Now, opponents of the agreements are looking for more handouts by the federal government and are voicing their opposition to the deals. Senator Majority Leader Harry Reid (D-Nev.) stated he will oppose all three deals when they arrive on the Senate floor. This is unsurprising, since Sen. Reid has opposed all recent free trade agreements, including the ones with Chile, Singapore, and Central America and the Dominican Republic (CAFTA-DR).

Reid is a strong supporter of organized labor, which makes up 15 percent of the workforce in Nevada. Union groups, like the AFL-CIO, claim that trade agreements cost American jobs. The AFL-CIO has said that NAFTA cost the United States nearly 700,000 jobs, while the pending deals with Korea and Colombia will cost 159,000 and 54,000 jobs respectively.

However, Reid does not mention the types of jobs lost, or where the jobs were lost. In fact, the claim that NAFTA cost 700,000 jobs is very misleading. Unemployment reached a 1990s high in 1992 (7.8 percent in June 1992), and decreased continuously throughout the decade.  When NAFTA came into effect on January 1, 1994, unemployment did not rise, but actually continued to decrease until 2000, and was stable until late 2001.Neither did wages decrease because of free trade agreements. During the years following the implementation of NAFTA, median household income in the United States rose significantly, and remained stable after that.

Trade brings competition to domestic firms, and ultimately, consumers benefit because they get to buy a wider variety of goods, at lower prices. Inefficient firms tend to disappear because of increased competition from trade, but the economy as a whole improves during this process. Ludwig von Mises wrote in Planning for Freedom that “Profit and Losses withdraw the material factors of production from the hands of the inefficient and convey them into the hands of the more efficient.” International trade accentuates this process, and allows the United States to concentrate resources on the goods they are better suited to produce and export, such as heavy machinery, agricultural goods and high-level services (financial, consulting).

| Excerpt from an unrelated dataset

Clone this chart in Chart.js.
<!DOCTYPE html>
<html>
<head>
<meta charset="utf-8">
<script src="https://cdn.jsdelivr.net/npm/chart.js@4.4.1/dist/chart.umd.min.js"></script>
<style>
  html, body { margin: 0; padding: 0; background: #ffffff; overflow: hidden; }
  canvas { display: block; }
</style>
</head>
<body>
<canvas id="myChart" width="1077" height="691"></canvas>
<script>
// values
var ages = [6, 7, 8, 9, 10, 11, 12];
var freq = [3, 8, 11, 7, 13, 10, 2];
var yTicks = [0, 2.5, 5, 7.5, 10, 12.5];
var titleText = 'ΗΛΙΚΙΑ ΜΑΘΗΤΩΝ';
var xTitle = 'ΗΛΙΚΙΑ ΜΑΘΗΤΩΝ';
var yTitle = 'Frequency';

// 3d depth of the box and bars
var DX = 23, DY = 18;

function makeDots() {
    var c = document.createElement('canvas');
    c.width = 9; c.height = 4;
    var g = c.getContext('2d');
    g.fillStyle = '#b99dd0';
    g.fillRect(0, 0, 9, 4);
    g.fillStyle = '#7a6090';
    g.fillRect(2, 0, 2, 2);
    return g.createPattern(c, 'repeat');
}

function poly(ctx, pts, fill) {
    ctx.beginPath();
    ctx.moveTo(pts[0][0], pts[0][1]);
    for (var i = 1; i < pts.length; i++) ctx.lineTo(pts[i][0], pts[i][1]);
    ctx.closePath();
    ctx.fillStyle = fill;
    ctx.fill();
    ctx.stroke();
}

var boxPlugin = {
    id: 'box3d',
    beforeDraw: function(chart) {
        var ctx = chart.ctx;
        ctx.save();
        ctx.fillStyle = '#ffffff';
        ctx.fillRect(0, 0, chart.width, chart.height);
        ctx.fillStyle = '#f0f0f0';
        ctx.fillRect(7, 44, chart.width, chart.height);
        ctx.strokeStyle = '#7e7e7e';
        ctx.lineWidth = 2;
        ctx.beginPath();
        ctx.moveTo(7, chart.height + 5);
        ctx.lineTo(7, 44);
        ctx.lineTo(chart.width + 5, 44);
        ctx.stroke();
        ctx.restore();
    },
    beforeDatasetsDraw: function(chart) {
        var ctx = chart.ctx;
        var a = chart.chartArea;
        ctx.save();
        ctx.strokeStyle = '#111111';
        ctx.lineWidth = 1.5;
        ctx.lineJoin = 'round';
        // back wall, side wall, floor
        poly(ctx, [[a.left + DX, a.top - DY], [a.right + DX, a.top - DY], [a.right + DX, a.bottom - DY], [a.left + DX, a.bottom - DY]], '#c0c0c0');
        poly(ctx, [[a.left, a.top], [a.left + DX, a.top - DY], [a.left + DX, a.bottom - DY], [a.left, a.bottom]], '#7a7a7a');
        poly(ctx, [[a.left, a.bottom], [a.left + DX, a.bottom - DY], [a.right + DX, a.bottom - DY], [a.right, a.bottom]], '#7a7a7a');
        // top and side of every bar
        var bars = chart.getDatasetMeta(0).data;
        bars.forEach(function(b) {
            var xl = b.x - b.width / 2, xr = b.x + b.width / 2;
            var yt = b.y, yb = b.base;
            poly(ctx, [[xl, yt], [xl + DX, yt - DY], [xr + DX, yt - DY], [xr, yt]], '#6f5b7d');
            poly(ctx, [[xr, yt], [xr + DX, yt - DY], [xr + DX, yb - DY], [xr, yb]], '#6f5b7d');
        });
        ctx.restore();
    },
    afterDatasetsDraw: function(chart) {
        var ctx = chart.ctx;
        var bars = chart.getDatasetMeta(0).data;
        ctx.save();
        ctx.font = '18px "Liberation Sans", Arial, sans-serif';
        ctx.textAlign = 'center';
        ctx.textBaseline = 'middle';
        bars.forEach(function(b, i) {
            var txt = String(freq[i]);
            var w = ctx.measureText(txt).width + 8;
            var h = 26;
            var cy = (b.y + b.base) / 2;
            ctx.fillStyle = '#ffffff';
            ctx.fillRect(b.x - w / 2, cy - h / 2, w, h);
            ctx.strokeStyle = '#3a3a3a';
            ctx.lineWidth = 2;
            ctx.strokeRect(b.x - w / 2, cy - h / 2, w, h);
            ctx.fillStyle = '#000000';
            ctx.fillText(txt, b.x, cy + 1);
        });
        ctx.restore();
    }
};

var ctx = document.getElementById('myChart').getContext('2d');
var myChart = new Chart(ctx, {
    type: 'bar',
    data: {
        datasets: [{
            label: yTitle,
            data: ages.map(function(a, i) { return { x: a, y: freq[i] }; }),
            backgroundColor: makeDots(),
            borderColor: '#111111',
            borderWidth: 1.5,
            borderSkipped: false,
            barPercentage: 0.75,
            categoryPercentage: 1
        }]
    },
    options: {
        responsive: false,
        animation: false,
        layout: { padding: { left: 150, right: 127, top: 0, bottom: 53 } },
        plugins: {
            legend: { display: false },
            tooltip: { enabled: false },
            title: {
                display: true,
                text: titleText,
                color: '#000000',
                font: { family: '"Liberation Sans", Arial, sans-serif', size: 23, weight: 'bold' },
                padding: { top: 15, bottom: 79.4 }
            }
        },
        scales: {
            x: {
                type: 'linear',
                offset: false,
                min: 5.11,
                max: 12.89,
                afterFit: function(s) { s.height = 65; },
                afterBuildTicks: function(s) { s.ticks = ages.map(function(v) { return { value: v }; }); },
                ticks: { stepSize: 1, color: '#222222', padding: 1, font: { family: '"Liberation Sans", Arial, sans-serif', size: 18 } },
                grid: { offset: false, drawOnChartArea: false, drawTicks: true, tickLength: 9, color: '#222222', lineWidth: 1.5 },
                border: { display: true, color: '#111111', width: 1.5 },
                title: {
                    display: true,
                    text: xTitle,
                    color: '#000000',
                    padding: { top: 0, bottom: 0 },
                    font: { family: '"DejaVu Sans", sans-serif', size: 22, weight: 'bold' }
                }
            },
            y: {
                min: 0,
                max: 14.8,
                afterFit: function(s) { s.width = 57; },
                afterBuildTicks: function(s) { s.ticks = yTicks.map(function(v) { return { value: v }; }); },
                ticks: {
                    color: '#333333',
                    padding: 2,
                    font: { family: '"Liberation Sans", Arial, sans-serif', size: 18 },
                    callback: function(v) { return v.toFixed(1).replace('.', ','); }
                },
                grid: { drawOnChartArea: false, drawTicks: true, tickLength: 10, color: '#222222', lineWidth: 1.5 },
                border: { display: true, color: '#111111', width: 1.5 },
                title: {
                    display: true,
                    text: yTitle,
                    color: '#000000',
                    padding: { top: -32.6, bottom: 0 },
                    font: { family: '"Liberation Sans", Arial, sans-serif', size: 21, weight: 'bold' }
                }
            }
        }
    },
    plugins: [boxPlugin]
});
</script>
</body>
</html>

Senator Reid should realize that trade is good for Americans. If we are to protect current jobs from foreign competition, we will have a stagnant economy, with reduced innovation. Nobody protected typewriter industry jobs from the invention of computers, yet these jobs are seldom missed. Sweatshop style jobs are rarely seen in this country, having been exported to developing countries around the world, and they are seldom missed. Sen. Reid should understand that labor and capital are never fully unused and left to rot, but actually transform and find new uses with the changing economy. Thirty years ago, few people imagined the amount and types of jobs present today in internet and technology companies, and the specialization brought about by trade. Sen. Reid and other politicians should stop worrying about “protecting” American jobs, and American workers should be scared of politicians who claim to protect them.